## INSTRUCTION
Determine how many lines below hold the string "this". Reply with the number alone.

---------- DATASET CONTENT ----------

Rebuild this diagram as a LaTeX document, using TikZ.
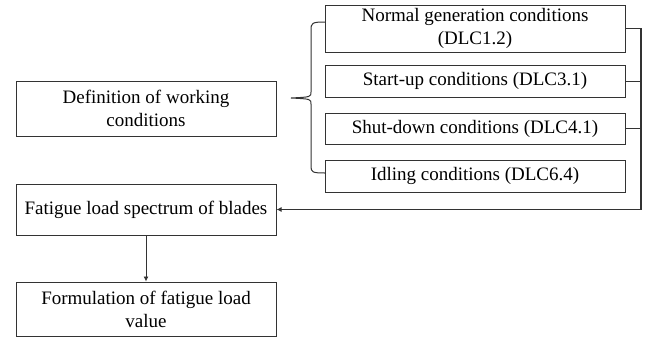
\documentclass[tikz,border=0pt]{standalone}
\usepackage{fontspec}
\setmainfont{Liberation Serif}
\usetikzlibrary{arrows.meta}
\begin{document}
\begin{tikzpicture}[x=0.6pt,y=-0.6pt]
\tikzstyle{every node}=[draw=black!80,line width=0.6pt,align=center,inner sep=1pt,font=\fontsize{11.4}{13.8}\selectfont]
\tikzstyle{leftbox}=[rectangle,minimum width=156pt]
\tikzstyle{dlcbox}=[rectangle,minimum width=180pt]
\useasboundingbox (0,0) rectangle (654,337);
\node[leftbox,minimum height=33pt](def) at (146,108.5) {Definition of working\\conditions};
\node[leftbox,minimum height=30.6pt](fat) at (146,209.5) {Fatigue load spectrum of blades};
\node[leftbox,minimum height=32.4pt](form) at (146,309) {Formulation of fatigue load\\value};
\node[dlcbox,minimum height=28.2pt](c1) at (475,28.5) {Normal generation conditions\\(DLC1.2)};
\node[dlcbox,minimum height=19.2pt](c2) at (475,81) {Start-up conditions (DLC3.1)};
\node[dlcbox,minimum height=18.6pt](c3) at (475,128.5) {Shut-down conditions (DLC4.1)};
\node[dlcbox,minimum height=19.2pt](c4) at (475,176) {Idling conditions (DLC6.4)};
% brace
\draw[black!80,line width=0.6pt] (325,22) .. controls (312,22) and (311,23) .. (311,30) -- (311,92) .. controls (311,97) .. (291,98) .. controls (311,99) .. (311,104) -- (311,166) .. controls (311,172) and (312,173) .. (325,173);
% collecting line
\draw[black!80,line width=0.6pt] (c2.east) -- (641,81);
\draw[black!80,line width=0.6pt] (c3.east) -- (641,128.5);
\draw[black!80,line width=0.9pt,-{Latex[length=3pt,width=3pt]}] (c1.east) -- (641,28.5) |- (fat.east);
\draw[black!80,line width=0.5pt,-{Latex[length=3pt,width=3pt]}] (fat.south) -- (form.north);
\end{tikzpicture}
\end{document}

----------
---------- DATASET CONTENT ----------

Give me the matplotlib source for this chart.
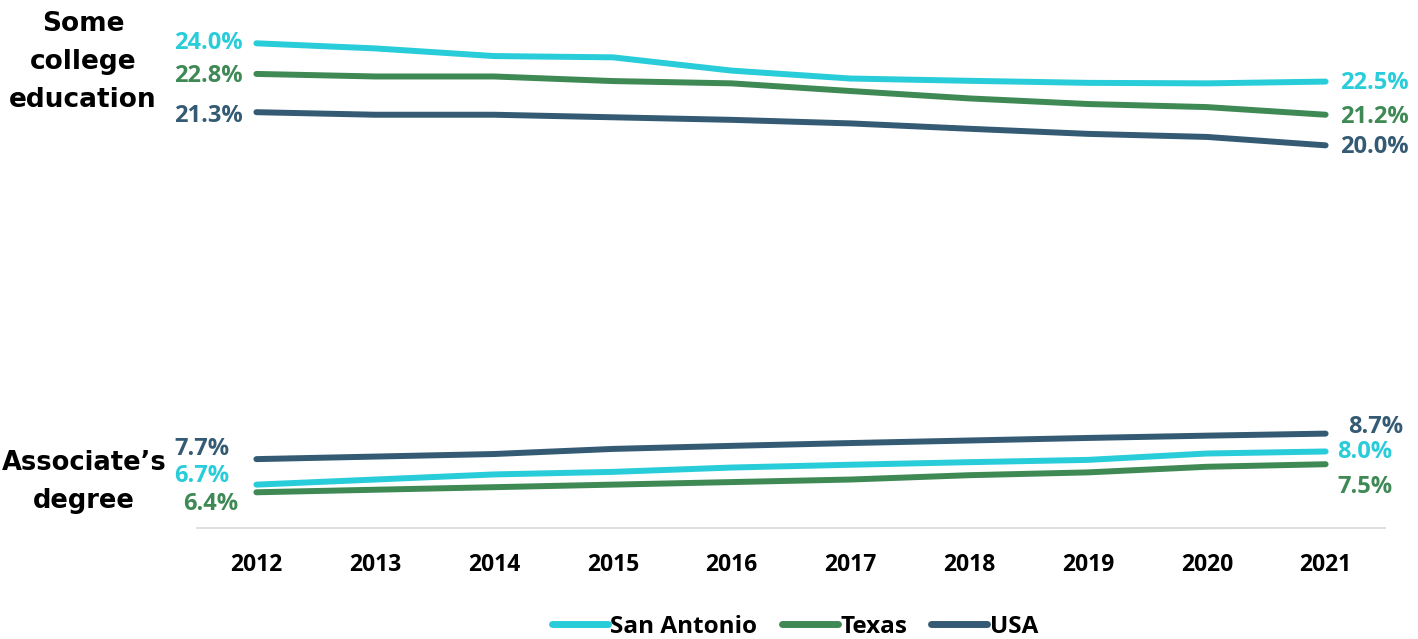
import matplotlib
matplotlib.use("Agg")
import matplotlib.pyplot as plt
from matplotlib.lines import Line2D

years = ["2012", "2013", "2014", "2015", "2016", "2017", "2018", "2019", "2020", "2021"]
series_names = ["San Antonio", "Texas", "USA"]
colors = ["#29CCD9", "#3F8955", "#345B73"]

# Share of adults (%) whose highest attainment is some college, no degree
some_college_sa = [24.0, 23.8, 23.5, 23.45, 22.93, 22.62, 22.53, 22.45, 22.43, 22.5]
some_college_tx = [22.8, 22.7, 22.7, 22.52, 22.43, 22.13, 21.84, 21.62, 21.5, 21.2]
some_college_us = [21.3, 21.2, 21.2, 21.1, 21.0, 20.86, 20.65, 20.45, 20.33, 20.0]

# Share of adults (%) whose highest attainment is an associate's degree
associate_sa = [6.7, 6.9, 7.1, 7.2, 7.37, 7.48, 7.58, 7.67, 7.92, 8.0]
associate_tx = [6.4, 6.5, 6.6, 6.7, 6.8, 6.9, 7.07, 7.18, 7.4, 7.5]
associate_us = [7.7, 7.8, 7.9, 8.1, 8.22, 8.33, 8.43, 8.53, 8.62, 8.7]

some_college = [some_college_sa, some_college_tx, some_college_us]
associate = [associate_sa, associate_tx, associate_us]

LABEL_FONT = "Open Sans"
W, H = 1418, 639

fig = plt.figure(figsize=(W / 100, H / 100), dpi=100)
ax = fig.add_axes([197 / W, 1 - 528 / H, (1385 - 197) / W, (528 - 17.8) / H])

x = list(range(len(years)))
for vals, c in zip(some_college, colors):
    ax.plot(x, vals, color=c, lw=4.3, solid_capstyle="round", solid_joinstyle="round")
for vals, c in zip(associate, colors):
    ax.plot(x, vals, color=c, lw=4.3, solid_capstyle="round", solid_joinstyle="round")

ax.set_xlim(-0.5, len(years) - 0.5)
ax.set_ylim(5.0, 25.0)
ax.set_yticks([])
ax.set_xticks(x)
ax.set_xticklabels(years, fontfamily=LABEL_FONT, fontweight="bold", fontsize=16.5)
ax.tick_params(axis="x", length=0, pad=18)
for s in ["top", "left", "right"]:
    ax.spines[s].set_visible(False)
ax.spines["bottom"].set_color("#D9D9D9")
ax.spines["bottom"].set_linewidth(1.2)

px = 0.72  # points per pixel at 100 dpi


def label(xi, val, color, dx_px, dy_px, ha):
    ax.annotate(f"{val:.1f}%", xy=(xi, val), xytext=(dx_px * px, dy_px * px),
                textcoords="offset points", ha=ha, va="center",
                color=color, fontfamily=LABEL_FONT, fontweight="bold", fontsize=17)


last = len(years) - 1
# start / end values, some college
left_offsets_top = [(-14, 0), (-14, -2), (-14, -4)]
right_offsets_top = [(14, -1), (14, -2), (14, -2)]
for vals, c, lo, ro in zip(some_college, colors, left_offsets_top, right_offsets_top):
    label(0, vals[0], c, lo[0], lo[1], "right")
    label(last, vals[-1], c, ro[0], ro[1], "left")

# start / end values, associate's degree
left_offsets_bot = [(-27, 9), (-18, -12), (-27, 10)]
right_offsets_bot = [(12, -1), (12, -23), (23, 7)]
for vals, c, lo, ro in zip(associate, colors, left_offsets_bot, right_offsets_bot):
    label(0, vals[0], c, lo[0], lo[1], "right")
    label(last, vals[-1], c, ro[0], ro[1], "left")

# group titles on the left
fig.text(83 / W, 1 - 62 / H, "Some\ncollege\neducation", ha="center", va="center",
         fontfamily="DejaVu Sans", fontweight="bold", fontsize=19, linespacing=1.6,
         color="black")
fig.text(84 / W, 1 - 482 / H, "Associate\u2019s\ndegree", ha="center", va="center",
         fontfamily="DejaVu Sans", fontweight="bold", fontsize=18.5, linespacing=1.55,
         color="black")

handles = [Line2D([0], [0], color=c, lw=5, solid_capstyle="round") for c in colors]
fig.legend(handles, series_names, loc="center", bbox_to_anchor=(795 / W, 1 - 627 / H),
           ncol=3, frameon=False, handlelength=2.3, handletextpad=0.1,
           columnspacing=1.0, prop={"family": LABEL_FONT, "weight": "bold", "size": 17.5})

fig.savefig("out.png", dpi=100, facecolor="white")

----------

## WRITTEN SOLUTION
2